■ Exercise description
Can you transcribe the data exactly? Leave the pictures out.

______________________________

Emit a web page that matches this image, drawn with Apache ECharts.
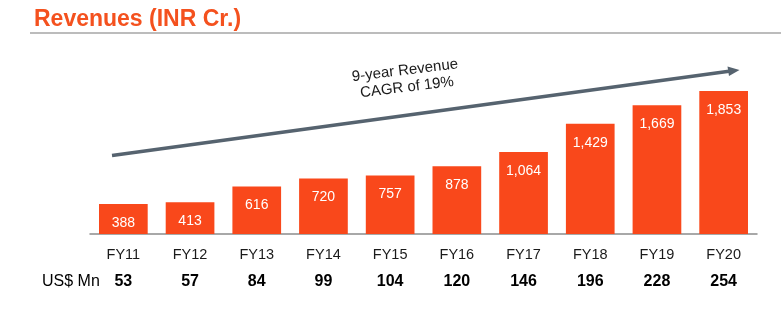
<!DOCTYPE html>
<html><head><meta charset="utf-8">
<script src="https://cdn.jsdelivr.net/npm/echarts@6/dist/echarts.min.js"></script>
<style>html,body{margin:0;padding:0;background:#fff}#c{width:781px;height:327px}</style>
</head><body><div id="c"></div>
<script>
const categories = ['FY11','FY12','FY13','FY14','FY15','FY16','FY17','FY18','FY19','FY20'];
const revenues = [388,413,616,720,757,878,1064,1429,1669,1853];
const usdMn = ['53','57','84','99','104','120','146','196','228','254'];
const titleText = 'Revenues (INR Cr.)';
const usdLabel = 'US$ Mn';
const cagrText = '9-year Revenue\nCAGR of 19%';

const ORANGE = '#F9481B';
const FONT = 'Liberation Sans, Arial';
const chart = echarts.init(document.getElementById('c'));
chart.setOption({
  animation: false,
  backgroundColor: '#fff',
  title: {
    text: titleText, left: 29, top: 3,
    textStyle: {fontFamily: FONT, fontSize: 23, fontWeight: 'bold', color: '#F4511E'}
  },
  grid: {left: 90, right: 24, top: 33.4, bottom: 93},
  xAxis: [{
    type: 'category', data: categories, position: 'bottom',
    axisLine: {lineStyle: {color: '#8c8c8c', width: 1.5}},
    axisTick: {show: false},
    axisLabel: {color: '#1a1a1a', fontSize: 14.5, fontFamily: FONT, margin: 13}
  }, {
    type: 'category', data: usdMn, position: 'bottom', offset: 30,
    axisLine: {show: false}, axisTick: {show: false},
    axisLabel: {color: '#000', fontSize: 16, fontWeight: 'bold', fontFamily: FONT, margin: 10}
  }],
  yAxis: {type: 'value', min: 0, max: 2600, show: false, splitLine: {show: false}},
  series: [{
    type: 'bar', data: revenues, xAxisIndex: 0, barCategoryGap: '27%',
    itemStyle: {color: ORANGE},
    label: {
      show: true, position: 'insideTop', distance: 12, color: '#fff', fontSize: 14,
      fontFamily: FONT,
      formatter: p => p.value.toLocaleString('en-US')
    }
  }],
  graphic: [
    {type: 'line', shape: {x1: 30, y1: 33, x2: 781, y2: 33}, style: {stroke: '#a6a6a6', lineWidth: 1.5}},
    {type: 'text', left: 42, top: 274, style: {text: usdLabel, fontSize: 16, fill: '#000', fontFamily: FONT}},
    {type: 'line', shape: {x1: 112, y1: 155.5, x2: 729, y2: 71.3}, style: {stroke: '#56636f', lineWidth: 3.5}},
    {type: 'polygon', shape: {points: [[739.5, 70], [727.5, 66.5], [729, 76]]}, style: {fill: '#56636f'}},
    {type: 'text', x: 406, y: 79, rotation: 7 * Math.PI / 180,
     style: {text: cagrText, fontSize: 15, fill: '#1a1a1a', align: 'center', verticalAlign: 'middle', lineHeight: 17, fontFamily: FONT}}
  ]
});
</script></body></html>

______________________________

■ Response
Emit a web page that matches this image, drawn with Apache ECharts.
<!DOCTYPE html>
<html><head><meta charset="utf-8">
<script src="https://cdn.jsdelivr.net/npm/echarts@6/dist/echarts.min.js"></script>
<style>html,body{margin:0;padding:0;background:#fff}#c{width:781px;height:327px}</style>
</head><body><div id="c"></div>
<script>
const categories = ['FY11','FY12','FY13','FY14','FY15','FY16','FY17','FY18','FY19','FY20'];
const revenues = [388,413,616,720,757,878,1064,1429,1669,1853];
const usdMn = ['53','57','84','99','104','120','146','196','228','254'];
const titleText = 'Revenues (INR Cr.)';
const usdLabel = 'US$ Mn';
const cagrText = '9-year Revenue\nCAGR of 19%';

const ORANGE = '#F9481B';
const FONT = 'Liberation Sans, Arial';
const chart = echarts.init(document.getElementById('c'));
chart.setOption({
  animation: false,
  backgroundColor: '#fff',
  title: {
    text: titleText, left: 29, top: 3,
    textStyle: {fontFamily: FONT, fontSize: 23, fontWeight: 'bold', color: '#F4511E'}
  },
  grid: {left: 90, right: 24, top: 33.4, bottom: 93},
  xAxis: [{
    type: 'category', data: categories, position: 'bottom',
    axisLine: {lineStyle: {color: '#8c8c8c', width: 1.5}},
    axisTick: {show: false},
    axisLabel: {color: '#1a1a1a', fontSize: 14.5, fontFamily: FONT, margin: 13}
  }, {
    type: 'category', data: usdMn, position: 'bottom', offset: 30,
    axisLine: {show: false}, axisTick: {show: false},
    axisLabel: {color: '#000', fontSize: 16, fontWeight: 'bold', fontFamily: FONT, margin: 10}
  }],
  yAxis: {type: 'value', min: 0, max: 2600, show: false, splitLine: {show: false}},
  series: [{
    type: 'bar', data: revenues, xAxisIndex: 0, barCategoryGap: '27%',
    itemStyle: {color: ORANGE},
    label: {
      show: true, position: 'insideTop', distance: 12, color: '#fff', fontSize: 14,
      fontFamily: FONT,
      formatter: p => p.value.toLocaleString('en-US')
    }
  }],
  graphic: [
    {type: 'line', shape: {x1: 30, y1: 33, x2: 781, y2: 33}, style: {stroke: '#a6a6a6', lineWidth: 1.5}},
    {type: 'text', left: 42, top: 274, style: {text: usdLabel, fontSize: 16, fill: '#000', fontFamily: FONT}},
    {type: 'line', shape: {x1: 112, y1: 155.5, x2: 729, y2: 71.3}, style: {stroke: '#56636f', lineWidth: 3.5}},
    {type: 'polygon', shape: {points: [[739.5, 70], [727.5, 66.5], [729, 76]]}, style: {fill: '#56636f'}},
    {type: 'text', x: 406, y: 79, rotation: 7 * Math.PI / 180,
     style: {text: cagrText, fontSize: 15, fill: '#1a1a1a', align: 'center', verticalAlign: 'middle', lineHeight: 17, fontFamily: FONT}}
  ]
});
</script></body></html>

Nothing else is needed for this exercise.